I noticed a tweet today which made a statement around the use of eager zero thick disks in a VSAN setup for running applications like SQL Server. The reason this user felt this was needed was to avoid the hit on “first write to block on VMDK”, it is not the first time I have heard this and I have even seen some FUD around this so I figured I would write something up. On a traditional storage system, or at least in some cases, this first write to a new block takes a performance penalty. The main reason for this is that when the VMDK is thin, or lazy zero thick, the hypervisor will need to allocate that new block that is being written to and zero it out.

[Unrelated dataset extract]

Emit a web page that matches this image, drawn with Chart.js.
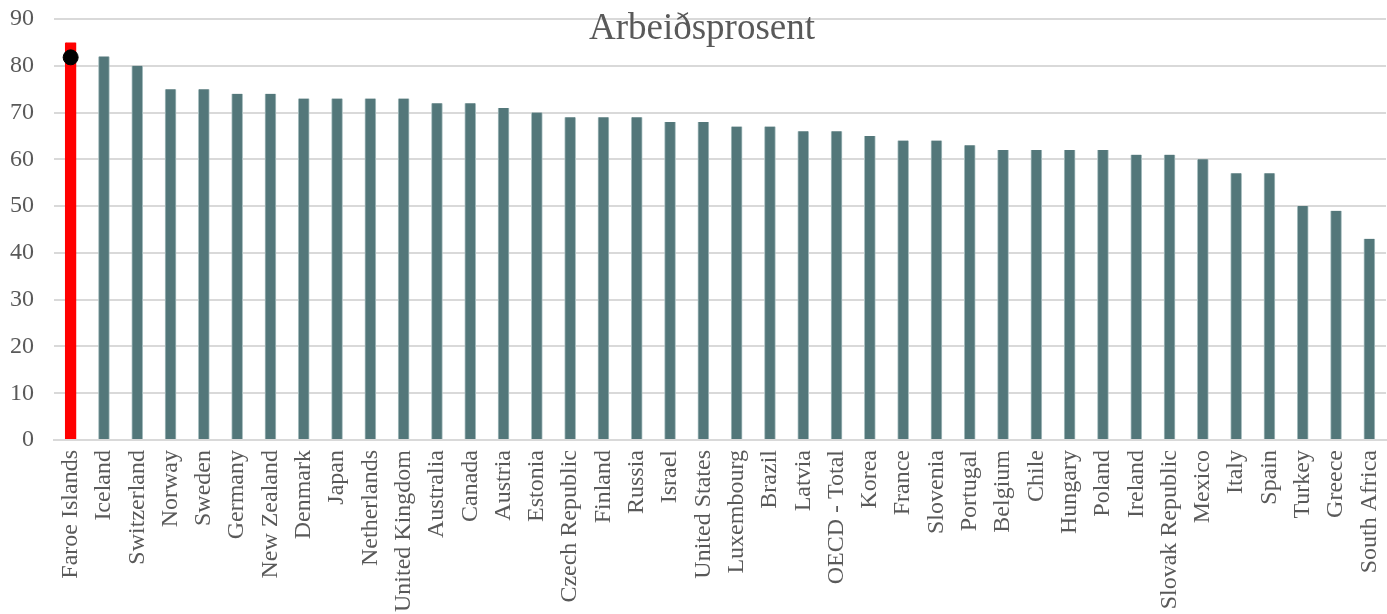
<!DOCTYPE html>
<html>
<head>
<meta charset="utf-8">
<script src="https://cdn.jsdelivr.net/npm/chart.js@4"></script>
<style>
  html, body { margin: 0; padding: 0; background: #fff; }
  #wrap { width: 1387px; height: 614px; position: relative; }
</style>
</head>
<body>
<div id="wrap"><canvas id="chart"></canvas></div>
<script>
// --- Data ---
const countries = ['Faroe Islands', 'Iceland', 'Switzerland', 'Norway', 'Sweden', 'Germany', 'New Zealand',
  'Denmark', 'Japan', 'Netherlands', 'United Kingdom', 'Australia', 'Canada', 'Austria', 'Estonia',
  'Czech Republic', 'Finland', 'Russia', 'Israel', 'United States', 'Luxembourg', 'Brazil', 'Latvia',
  'OECD - Total', 'Korea', 'France', 'Slovenia', 'Portugal', 'Belgium', 'Chile', 'Hungary', 'Poland',
  'Ireland', 'Slovak Republic', 'Mexico', 'Italy', 'Spain', 'Turkey', 'Greece', 'South Africa'];
const employment = [85, 82, 80, 75, 75, 74, 74, 73, 73, 73, 73, 72, 72, 71, 70, 69, 69, 69, 68, 68, 67, 67,
  66, 66, 65, 64, 64, 63, 62, 62, 62, 62, 61, 61, 60, 57, 57, 50, 49, 43];
const faroeMarker = [81.8];
const yTicks = [0, 10, 20, 30, 40, 50, 60, 70, 80, 90];
const chartTitle = 'Arbeiðsprosent';

const FONT = "'Liberation Serif', 'Times New Roman', serif";
const TEXT = '#595959';
const GRID = '#d9d9d9';

const barColors = countries.map((c, i) => i === 0 ? '#ff0000' : '#53777a');
const barBorders = countries.map((c, i) => i === 0 ? '#ff0000' : '#a9bfc0');
const markerData = countries.map((c, i) => i < faroeMarker.length ? faroeMarker[i] : null);

// --- Title drawn over the plot area ---
const titleInside = {
  id: 'titleInside',
  afterDraw(chart) {
    const ctx = chart.ctx;
    ctx.save();
    ctx.font = '37px ' + FONT;
    ctx.fillStyle = TEXT;
    ctx.textAlign = 'center';
    ctx.textBaseline = 'middle';
    ctx.fillText(chartTitle, 702, 29);
    ctx.restore();
  }
};

new Chart(document.getElementById('chart'), {
  data: {
    labels: countries,
    datasets: [
      {
        type: 'line',
        data: markerData,
        showLine: false,
        pointRadius: 7.5,
        pointHoverRadius: 7.5,
        pointBackgroundColor: '#000',
        pointBorderColor: '#000',
        order: 0
      },
      {
        type: 'bar',
        data: employment,
        backgroundColor: barColors,
        borderColor: barBorders,
        borderWidth: { left: 1, right: 1, top: 0, bottom: 0 },
        barThickness: 11,
        order: 1
      }
    ]
  },
  options: {
    responsive: true,
    maintainAspectRatio: false,
    animation: false,
    layout: { autoPadding: false, padding: { top: 19, right: 1, left: 0, bottom: 0 } },
    plugins: {
      legend: { display: false },
      tooltip: { enabled: false },
      title: { display: false }
    },
    scales: {
      x: {
        grid: { display: false, drawTicks: false },
        border: { color: GRID, width: 2 },
        ticks: {
          color: TEXT,
          font: { family: FONT, size: 24 },
          minRotation: 90,
          maxRotation: 90,
          autoSkip: false,
          padding: 10
        },
        afterFit(scale) {
          scale.height = 174;
          scale.paddingLeft = 0;
          scale.paddingRight = 0;
        }
      },
      y: {
        min: 0,
        max: 90,
        afterBuildTicks(scale) { scale.ticks = yTicks.map(v => ({ value: v })); },
        grid: { color: GRID, lineWidth: 2, drawTicks: false },
        border: { display: false },
        ticks: {
          color: TEXT,
          font: { family: FONT, size: 24 },
          padding: 20
        },
        afterFit(scale) {
          scale.width = 54;
          scale.paddingTop = 0;
          scale.paddingBottom = 0;
        }
      }
    }
  },
  plugins: [titleInside]
});
</script>
</body>
</html>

First of all, this was indeed true with a lot of the older storage system architectures (non-VAAI). However, this is something that even in 2009 was dispelled as forming a huge problem. And with the arrival of all-flash arrays this problem disappeared completely. But indeed VSAN isn’t an all-flash solution (yet), but for VSAN however there is something different to take in to consideration. I want to point out, that by default when you deploy a VM on VSAN you typically do not touch the disk format even and it will get deployed as “thin” with potentially a space reservation setting which comes from the storage policy! But what if you use an old template which has a zeroed out disk and you deploy that and compare it to a regular VSAN VM, will it make a difference? For VSAN eager zero thick vs thin will (typically) make no difference to your workload at all. You may wonder why, well it is fairly simple… just look at this diagram:
If you look at the diagram then you will see that the acknowledgement will happen to the application as soon as the write to flash has happened. So in the case of thick vs thin you can imagine that it would make no difference as the allocation (and zero out) of that new block would happen minutes after the application (or longer) has received the acknowledgement. A person paying attention would now come back and say: hey you said “typically”, what does that mean? Well that means that the above is based in the understanding that your working set will fit in cache, of course there are ways to manipulate performance tests to proof that the above is not always the case, but having seen customer data I can tell you that this is not a typical scenario… or extremely unlikely.
So if you deploy Virtual SAN… and have “old” templates floating around and they have “EZT” disks, I would recommend overhauling them as it doesn’t add much, well besides a longer waiting time during deployment.